‘From the ‘Looey suite’ to the Faubourg: the ascent of Undine Spragg’ Edith Wharton Review, 30:1 (2014), 9-28, ISSN 2330-3964
In ‘From the ‘Looey suite’ to the Faubourg: the ascent of Undine Spragg’, I examine The Custom of the Country (1913) in the context of Edith Wharton as an interior designer. The novel exemplifies Wharton’s skill in describing high society in terms of comedy and tragedy. Her vibrant characters, from New York’s ‘Four Hundred’ and the salons of the Faubourg Saint Germain, live by very different social and moral codes, which Undine Spragg must interpret to achieve her social ascent. Wharton provides another layer of interpretation by describing the interiors Undine finds herself in.
Wharton’s first published book was a treatise called The Decoration of Houses (1897). With her collaborator, architect Ogden Codman Jr., she classified, explained and ordered the American Renaissance style for her wealthy contemporaries. The principles she developed were put into practice in her own homes, finding their most perfect expression in The Mount (1902). I will use Wharton’s aesthetic theories as a key to interpret her fictional work and reveal further layers of character and meaning.

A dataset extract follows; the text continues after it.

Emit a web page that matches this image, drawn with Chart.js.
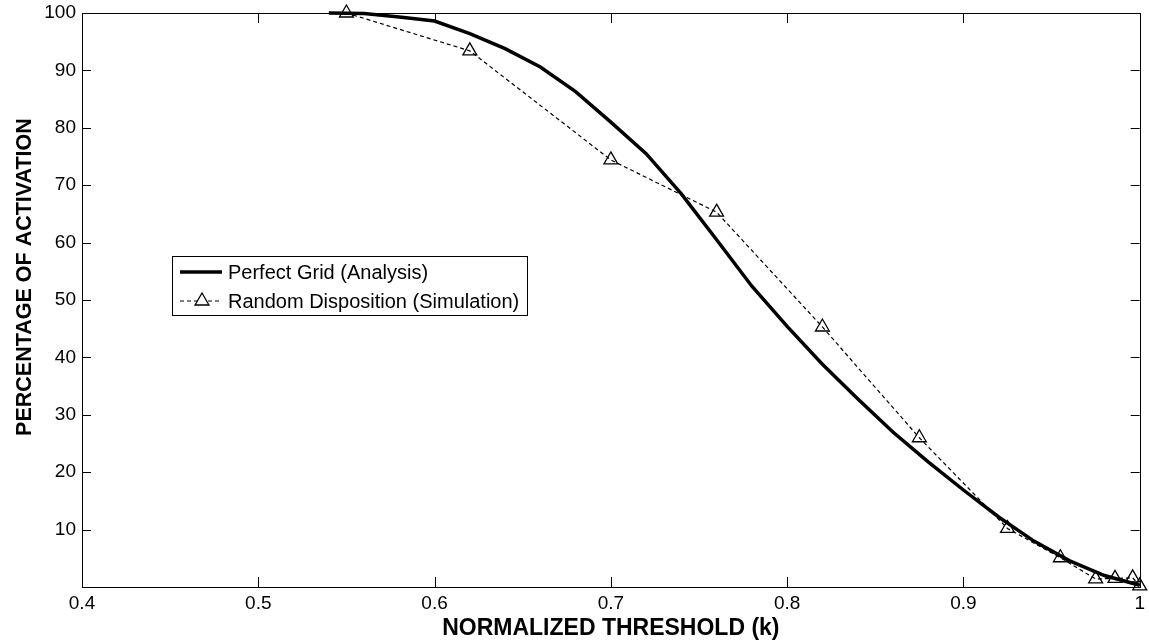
<!DOCTYPE html>
<html>
<head>
<meta charset="utf-8">
<script src="https://cdn.jsdelivr.net/npm/chart.js@4/dist/chart.umd.min.js"></script>
<style>
html, body { margin: 0; padding: 0; background: #fff; }
canvas { display: block; }
</style>
</head>
<body>
<canvas id="chart" width="1149" height="643"></canvas>
<script>
// Perfect Grid (Analysis)
const gridX = [0.54, 0.56, 0.58, 0.60, 0.62, 0.64, 0.66, 0.68, 0.70, 0.72, 0.74, 0.76, 0.78, 0.80, 0.82, 0.84, 0.86, 0.88, 0.90, 0.92, 0.94, 0.96, 0.98, 1.00];
const gridY = [100, 99.9, 99.3, 98.6, 96.4, 93.8, 90.6, 86.3, 81.0, 75.5, 68.5, 60.5, 52.4, 45.4, 38.8, 32.8, 27.0, 21.8, 16.9, 12.2, 8.0, 4.6, 2.0, 0.3];

// Random Disposition (Simulation)
const simX = [0.55, 0.62, 0.70, 0.76, 0.82, 0.875, 0.925, 0.955, 0.975, 0.986, 0.996, 1.00];
const simY = [100, 93.4, 74.4, 65.3, 45.3, 26.0, 10.2, 5.1, 1.4, 1.5, 1.6, 0.2];

const xTicks = [0.4, 0.5, 0.6, 0.7, 0.8, 0.9, 1];
const yTicks = [10, 20, 30, 40, 50, 60, 70, 80, 90, 100];

const seriesNames = ["Perfect Grid (Analysis)", "Random Disposition (Simulation)"];
const xTitle = "NORMALIZED THRESHOLD (k)";
const yTitle = "PERCENTAGE OF ACTIVATION";

const FONT = "'Liberation Sans', Arial, sans-serif";

const toPts = (xs, ys) => xs.map((x, i) => ({ x: x, y: ys[i] }));

// box, inward ticks, legend and axis titles
const matlabLook = {
    id: "matlabLook",
    afterDatasetsDraw(chart) {
        const ctx = chart.ctx;
        const a = chart.chartArea;
        const xs = chart.scales.x, ys = chart.scales.y;
        ctx.save();
        ctx.strokeStyle = "#000";
        ctx.lineWidth = 1;

        // ticks
        ctx.beginPath();
        xTicks.forEach(v => {
            if (v <= xs.min || v >= xs.max) return;
            const px = Math.round(xs.getPixelForValue(v)) + 0.5;
            ctx.moveTo(px, a.bottom); ctx.lineTo(px, a.bottom - 10);
            ctx.moveTo(px, a.top); ctx.lineTo(px, a.top + 10);
        });
        yTicks.forEach(v => {
            if (v <= ys.min || v >= ys.max) return;
            const py = Math.round(ys.getPixelForValue(v)) + 0.5;
            ctx.moveTo(a.left, py); ctx.lineTo(a.left + 9, py);
            ctx.moveTo(a.right, py); ctx.lineTo(a.right - 9, py);
        });
        ctx.stroke();

        // box
        ctx.strokeRect(Math.round(a.left) + 0.5, Math.round(a.top) + 0.5,
            Math.round(a.right - a.left), Math.round(a.bottom - a.top));

        // legend
        const lx = a.left + 90, ly = a.top + 243, lw = 355, lh = 59;
        ctx.fillStyle = "#fff";
        ctx.fillRect(lx, ly, lw, lh);
        ctx.strokeStyle = "#000";
        ctx.strokeRect(lx + 0.5, ly + 0.5, lw, lh);

        ctx.font = "20px " + FONT;
        ctx.textBaseline = "middle";
        ctx.textAlign = "left";

        const r1 = ly + 16, r2 = ly + 45;
        ctx.lineWidth = 3.5;
        ctx.setLineDash([]);
        ctx.beginPath();
        ctx.moveTo(lx + 8, r1); ctx.lineTo(lx + 50, r1);
        ctx.stroke();

        ctx.lineWidth = 1.2;
        ctx.setLineDash([4, 3]);
        ctx.beginPath();
        ctx.moveTo(lx + 8, r2); ctx.lineTo(lx + 50, r2);
        ctx.stroke();
        ctx.setLineDash([]);
        ctx.lineWidth = 1.3;
        ctx.fillStyle = "#fff";
        Chart.helpers.drawPoint(ctx, { pointStyle: "triangle", radius: 8, rotation: 0, borderWidth: 1.3 }, lx + 30, r2);

        ctx.fillStyle = "#000";
        ctx.fillText(seriesNames[0], lx + 56, r1 + 1);
        ctx.fillText(seriesNames[1], lx + 56, r2 + 1);

        // axis titles
        ctx.font = "bold 23px " + FONT;
        ctx.textAlign = "center";
        ctx.fillText(xTitle, (a.left + a.right) / 2, 629);

        ctx.save();
        ctx.translate(25, ys.getPixelForValue(54));
        ctx.rotate(-Math.PI / 2);
        ctx.font = "bold 21.5px " + FONT;
        ctx.fillText(yTitle, 0, 0);
        ctx.restore();

        ctx.restore();
    }
};

const ctx = document.getElementById("chart").getContext("2d");

new Chart(ctx, {
    type: "scatter",
    data: {
        datasets: [
            {
                label: seriesNames[0],
                data: toPts(gridX, gridY),
                showLine: true,
                borderColor: "#000",
                borderWidth: 3.5,
                pointRadius: 0,
                tension: 0,
                clip: false
            },
            {
                label: seriesNames[1],
                data: toPts(simX, simY),
                showLine: true,
                borderColor: "#000",
                borderWidth: 1.2,
                borderDash: [4, 3],
                pointStyle: "triangle",
                pointRadius: 8,
                pointBorderWidth: 1.3,
                pointBorderColor: "#000",
                pointBackgroundColor: "rgba(255,255,255,0)",
                tension: 0,
                clip: false
            }
        ]
    },
    options: {
        responsive: false,
        animation: false,
        devicePixelRatio: 1,
        layout: { padding: { top: 13, right: 9, left: 0, bottom: 0 } },
        plugins: {
            legend: { display: false },
            tooltip: { enabled: false }
        },
        scales: {
            x: {
                type: "linear",
                min: 0.4,
                max: 1,
                afterFit: s => { s.height = 56; s.paddingLeft = 0; s.paddingRight = 0; },
                afterBuildTicks: s => { s.ticks = xTicks.map(v => ({ value: v })); },
                ticks: {
                    color: "#000",
                    font: { family: FONT, size: 19 },
                    padding: 5,
                    maxRotation: 0,
                    callback: v => String(+v.toFixed(2))
                },
                grid: { display: false, drawTicks: false },
                border: { display: false }
            },
            y: {
                min: 0,
                max: 100,
                afterFit: s => { s.width = 82; s.paddingTop = 0; s.paddingBottom = 0; },
                afterBuildTicks: s => { s.ticks = yTicks.map(v => ({ value: v })); },
                ticks: {
                    color: "#000",
                    font: { family: FONT, size: 19 },
                    padding: 6,
                    callback: v => String(v)
                },
                grid: { display: false, drawTicks: false },
                border: { display: false }
            }
        }
    },
    plugins: [matlabLook]
});
</script>
</body>
</html>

The book is filled with references to cryptic languages, which exclude the uninitiated. Every time she joins a set, Undine has to grapple with a ‘new social riddle’, and Ralph Marvell has only the vaguest understanding of ‘the Wall Street code’. To the modern reader, the subtleties of decoration may seem to be just another obscure language; however, Wharton’s use of material culture and its ethical implications was familiar to her readers. By examining interior spaces and architecture in the novel in these terms, I explain why Clare Van Degen’s drawing room is such a refuge to Ralph, and why the ‘gilded void’ of the Stentorian Hotel, the simulacrum of a French château, suits Undine perfectly.
This is my most recent academic publication, in the Edith Wharton Review, 30 (2014). This journal is published by the Edith Wharton Society, and the paper was presented at the Edith Wharton International Symposium, ‘Edith Wharton and The Custom of the Country: Centennial Reappraisals’, held at Liverpool Hope University in 2013.